Most Docker container images have critical flaws
Developers must act appropriately to prevent further spread of malware
Over two million container images hosted on the Docker Hub repository harbor at least one critical vulnerability, according to new research.
In an analysis carried out by cyber security firm Prevasio on four million image containers, over half (51%) contained at least one critical vulnerability.
The research also found incidents of container images carrying embedded malware. It found 6,432 malicious or potentially harmful containers, representing 0.16% of all publicly available images at Docker Hub.
“Our analysis of malicious containers also shows that quite a few images contain a dynamic payload. That is, an image in its original form does not have a malicious binary. However, at runtime, it might be scripted to download a source of a coin miner, to then compile and execute it,” said Sergei Shevchenko, CTO at Prevasio.
In its report, Prevasio said if a developer takes a shortcut by fetching a pre-built image instead of composing a new image from scratch, there’s a viable risk that such pre-built images might come with a Trojan installed. If such an image ends up in production, the attackers may potentially access such containerized applications remotely via a backdoor.
Mark Bower, senior vice president at Comforte AG, told IT Pro that platforms like Kubernetes enable immense application delivery power. However, the built-in security controls reflect classical data-at-rest and transport encryption, perimeter, and access control-based security.
“While these controls are important, the last decade has seen leading enterprises and data processors shift towards data-centric over perimeter controls to combat advanced malware, ransomware and insider risk to sensitive data,” Bower said.
“Fundamentally, to thwart the variations of malware and attacks from misconfiguration or API exploitation, a data-centric approach is vital even with advanced container and app orchestration ecosystems to avoid data compromise or attacks that can create havoc for data-hungry enterprises depending on them.”

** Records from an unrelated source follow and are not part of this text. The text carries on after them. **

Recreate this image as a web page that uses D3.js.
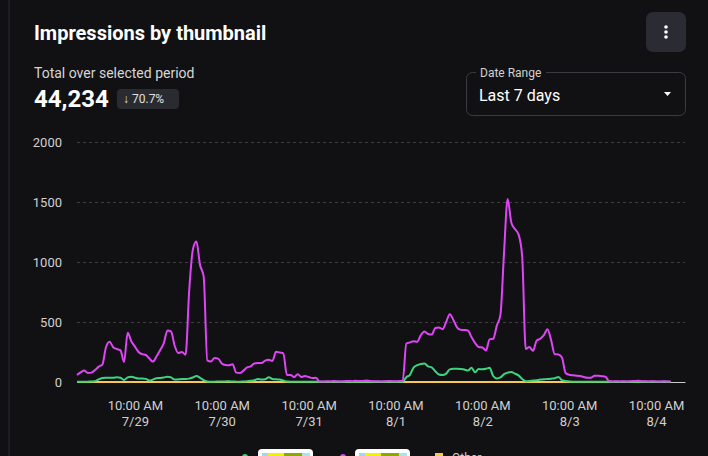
<!DOCTYPE html>
<html>
<head>
<meta charset="utf-8">
<script src="https://cdn.jsdelivr.net/npm/d3@7"></script>
<style>
  html, body { margin: 0; padding: 0; background: #111114; overflow: hidden; }
  svg { display: block; font-family: Roboto, "Noto Sans", sans-serif; }
</style>
</head>
<body>
<script>
// hourly series, starting 7/28 18:00
let startTime = new Date(2024, 6, 28, 18)

let purpleValues = [
  58, 80, 95, 75, 78, 100, 128, 145, 290, 335,
  290, 275, 265, 167, 410, 340, 295, 250, 232, 225,
  195, 170, 215, 267, 325, 430, 420, 300, 242, 250,
  228, 760, 1100, 1170, 975, 880, 180, 170, 200, 195,
  155, 142, 140, 148, 78, 75, 95, 122, 130, 155,
  158, 158, 178, 185, 175, 253, 245, 240, 58, 58,
  40, 65, 42, 50, 42, 33, 35, 5, 4, 6,
  5, 8, 6, 5, 7, 9, 6, 10, 8, 9,
  12, 8, 6, 7, 5, 6, 8, 7, 6, 8,
  10, 320, 330, 340, 335, 390, 420, 400, 395, 450,
  455, 440, 500, 565, 517, 455, 435, 433, 430, 375,
  325, 292, 288, 262, 355, 360, 470, 560, 1080, 1525,
  1330, 1275, 1230, 1050, 275, 292, 260, 345, 360, 390,
  440, 350, 232, 230, 205, 75, 60, 56, 53, 50,
  42, 36, 36, 52, 52, 48, 44, 8, 5, 6,
  5, 6, 5, 7, 8, 10, 7, 6, 5, 6,
  5, 4, 6, 5, 4
]

let greenValues = [
  3, 3, 2, 3, 4, 6, 22, 33, 36, 36,
  36, 40, 35, 17, 38, 44, 36, 30, 30, 26,
  12, 20, 32, 34, 38, 44, 38, 20, 22, 25,
  25, 28, 38, 50, 35, 15, 5, 3, 3, 4,
  4, 5, 6, 4, 3, 2, 4, 6, 10, 15,
  26, 20, 22, 40, 25, 22, 20, 12, 4, 3,
  3, 2, 3, 3, 2, 3, 3, 2, 3, 3,
  2, 3, 3, 2, 3, 3, 2, 3, 3, 2,
  3, 3, 2, 3, 3, 2, 3, 3, 2, 3,
  3, 40, 60, 120, 140, 150, 155, 130, 122, 90,
  62, 58, 70, 105, 110, 110, 108, 104, 95, 118,
  82, 108, 106, 110, 118, 50, 30, 38, 65, 78,
  83, 70, 55, 25, 6, 8, 12, 15, 20, 22,
  25, 28, 32, 42, 15, 8, 5, 3, 3, 3,
  3, 2, 3, 3, 2, 3, 3, 2, 3, 3,
  2, 3, 3, 2, 3, 3, 2, 3, 3, 2,
  3, 3, 2, 3, 3
]

let otherValues = [
  0, 0, 0, 0, 0, 0, 0, 0, 0, 0,
  0, 0, 0, 0, 0, 0, 0, 0, 0, 0,
  0, 0, 0, 0, 0, 0, 0, 0, 0, 0,
  0, 0, 0, 0, 0, 0, 0, 0, 0, 0,
  0, 0, 0, 0, 0, 0, 0, 0, 0, 0,
  0, 0, 0, 0, 0, 0, 0, 0, 0, 0,
  0, 0, 0, 0, 0, 0, 0, 0, 0, 0,
  0, 0, 0, 0, 0, 0, 0, 0, 0, 0,
  0, 0, 0, 0, 0, 0, 0, 0, 0, 0,
  0, 0, 0, 0, 0, 0, 0, 0, 0, 0,
  0, 0, 0, 0, 0, 0, 0, 0, 0, 0,
  0, 0, 0, 0, 0, 0, 0, 0, 0, 0,
  0, 0, 0, 0, 0, 0, 0, 0, 0, 0,
  0, 0, 0, 0, 0, 0, 0, 0, 0, 0,
  0, 0, 0, 0, 0, 0, 0, 0, 0, 0,
  0, 0, 0, 0, 0, 0, 0, 0, 0, 0,
  0, 0, 0, 0, 0
]

let yTicks = [0, 500, 1000, 1500, 2000]
let tickDays = ['7/29', '7/30', '7/31', '8/1', '8/2', '8/3', '8/4']

width = 708
height = 456
margin = ({
    'left': 77,
    'right': 23,
    'top': 142,
    'bottom': 74
  })

let svg = d3.select('body')
.append('svg')
.attr('width', width)
.attr('height', height)

// card edge
svg.append('line')
    .attr('x1', 9).attr('x2', 9)
    .attr('y1', 0).attr('y2', height)
    .attr('stroke', '#2c2c30')

// header
svg.append('text')
    .attr('x', 34).attr('y', 40)
    .attr('fill', '#ffffff')
    .attr('font-size', 20)
    .attr('font-weight', 700)
    .text('Impressions by thumbnail')

svg.append('rect')
    .attr('x', 646).attr('y', 12)
    .attr('width', 40).attr('height', 40)
    .attr('rx', 7)
    .attr('fill', '#2b2b33')
svg.selectAll('.dot')
    .data([27, 32, 37])
    .join('circle')
        .attr('cx', 666)
        .attr('cy', d => d)
        .attr('r', 1.8)
        .attr('fill', '#ffffff')

svg.append('text')
    .attr('x', 34).attr('y', 78)
    .attr('fill', '#d6d6d6')
    .attr('font-size', 14)
    .text('Total over selected period')

svg.append('text')
    .attr('x', 34).attr('y', 107)
    .attr('fill', '#ffffff')
    .attr('font-size', 24)
    .attr('font-weight', 700)
    .text('44,234')

svg.append('rect')
    .attr('x', 117).attr('y', 89)
    .attr('width', 62).attr('height', 20)
    .attr('rx', 4)
    .attr('fill', '#2a2a31')
svg.append('text')
    .attr('x', 123).attr('y', 103)
    .attr('fill', '#e0e0e0')
    .attr('font-size', 12)
    .text('\u2193 70.7%')

// date range select
svg.append('rect')
    .attr('x', 466.5).attr('y', 72.5)
    .attr('width', 219).attr('height', 43)
    .attr('rx', 6)
    .attr('fill', 'none')
    .attr('stroke', '#3a3a40')
svg.append('rect')
    .attr('x', 476).attr('y', 68)
    .attr('width', 70).attr('height', 9)
    .attr('fill', '#111114')
svg.append('text')
    .attr('x', 480).attr('y', 77)
    .attr('fill', '#d0d0d0')
    .attr('font-size', 12)
    .text('Date Range')
svg.append('text')
    .attr('x', 479).attr('y', 101)
    .attr('fill', '#ffffff')
    .attr('font-size', 16)
    .text('Last 7 days')
svg.append('path')
    .attr('d', 'M664,92 L671,92 L667.5,96 Z')
    .attr('fill', '#ffffff')

// chart
let data = purpleValues.map((v, i) => ({
    time: d3.timeHour.offset(startTime, i),
    purple: v,
    green: greenValues[i],
    other: otherValues[i]
  }))

let x = d3.scaleTime()
.domain([startTime, d3.timeDay.offset(startTime, 7)])
.range([margin.left, width - margin.right])

let y = d3.scaleLinear()
.domain([0, 2000])
.range([height - margin.bottom, margin.top])

let grid = svg.append('g')
grid.selectAll('line')
    .data(yTicks.filter(d => d > 0))
    .join('line')
        .attr('x1', margin.left)
        .attr('x2', width - margin.right)
        .attr('y1', d => y(d) + 0.5)
        .attr('y2', d => y(d) + 0.5)
        .attr('stroke', '#3c3c42')
        .attr('stroke-dasharray', '3,3')

let yAxis = d3.axisLeft(y)
    .tickValues(yTicks)
    .tickFormat(d3.format('d'))
    .tickSize(0)
    .tickPadding(15)

svg.append('g')
    .attr('transform', `translate(${margin.left})`)
    .call(yAxis)
    .call(g => g.select('.domain').remove())
    .call(g => g.selectAll('text')
        .attr('fill', '#d0d0d0')
        .attr('font-size', 13)
        .attr('font-family', 'Roboto, sans-serif'))

let xTickValues = tickDays.map((d, i) => d3.timeHour.offset(startTime, 16 + 24 * i))

let xAxis = d3.axisBottom(x)
    .tickValues(xTickValues)
    .tickSize(0)
    .tickFormat('')

svg.append('g')
    .attr('transform', `translate(0, ${height - margin.bottom})`)
    .call(xAxis)
    .call(g => g.select('.domain').attr('stroke', '#c8c8c8'))
    .call(g => g.selectAll('.tick').each(function(d, i) {
        let t = d3.select(this).append('text')
            .attr('fill', '#d0d0d0')
            .attr('font-size', 13)
            .attr('font-family', 'Roboto, sans-serif')
            .attr('text-anchor', 'middle')
        t.append('tspan').attr('x', 0).attr('y', 28).text('10:00 AM')
        t.append('tspan').attr('x', 0).attr('y', 44).text(tickDays[i])
    }))

let series = [
    { key: 'other', color: '#f6c850' },
    { key: 'green', color: '#3ed47f' },
    { key: 'purple', color: '#df45f5' }
  ]

series.forEach(s => {
    let line = d3.line()
        .x(d => x(d.time))
        .y(d => y(d[s.key]))
        .curve(d3.curveMonotoneX)
    svg.append('path')
        .datum(data)
        .attr('fill', 'none')
        .attr('stroke', s.color)
        .attr('stroke-width', 2)
        .attr('stroke-linejoin', 'round')
        .attr('d', line)
  })

// legend (thumbnails cut off at bottom)
let legend = svg.append('g')

legend.append('circle').attr('cx', 245).attr('cy', 457).attr('r', 3).attr('fill', '#3ed47f')
legend.append('circle').attr('cx', 343).attr('cy', 457).attr('r', 3).attr('fill', '#df45f5')
legend.append('rect').attr('x', 435).attr('y', 453).attr('width', 8).attr('height', 8).attr('fill', '#f6c850')
legend.append('text')
    .attr('x', 452).attr('y', 462)
    .attr('fill', '#d0d0d0')
    .attr('font-size', 12)
    .text('Other')

let thumbs = [258, 355]
thumbs.forEach(tx => {
    legend.append('rect')
        .attr('x', tx).attr('y', 449)
        .attr('width', 55).attr('height', 30)
        .attr('rx', 4)
        .attr('fill', '#ffffff')
    let stripes = [
        { dx: 4, w: 6, c: '#9fd8ef' },
        { dx: 10, w: 16, c: '#f2f200' },
        { dx: 26, w: 18, c: '#8fa800' },
        { dx: 44, w: 8, c: '#a8e4f4' }
      ]
    stripes.forEach(s => {
        legend.append('rect')
            .attr('x', tx + s.dx).attr('y', 453)
            .attr('width', s.w).attr('height', 20)
            .attr('fill', s.c)
      })
  })
</script>
</body>
</html>
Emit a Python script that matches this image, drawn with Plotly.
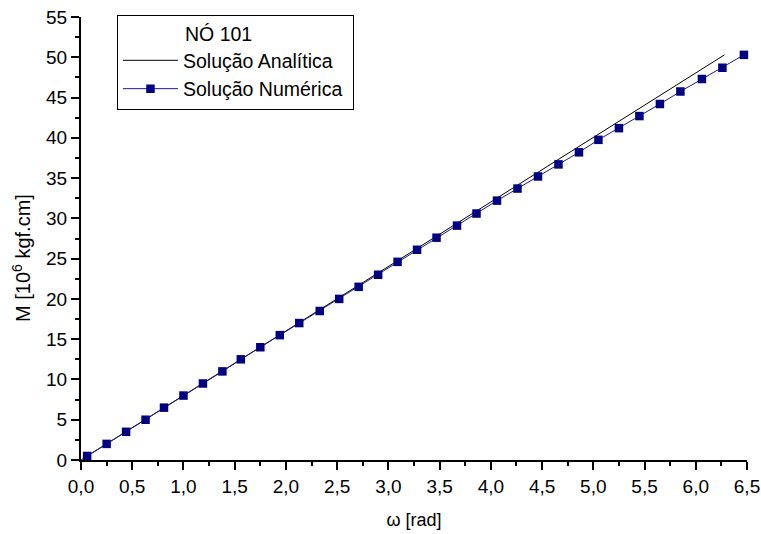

Tim Mackey, principal security strategist at the Synopsys CyRC (Cybersecurity Research Centre), told IT Pro that when selecting an image from Docker Hub, a development team is implicitly stating that they trust the security practices of the author of that container image.
“Such implicit trust is risky from a security perspective, which is why many organizations are now creating hardened container images where the image hardening process is managed by a dedicated team skilled in operating system hardening which is separate from the core development team.
"These hardened images are then pushed to an internal registry and policies are defined that only allow images originating from hardened images in that internal registry to execute in a production cluster,” Mackey said.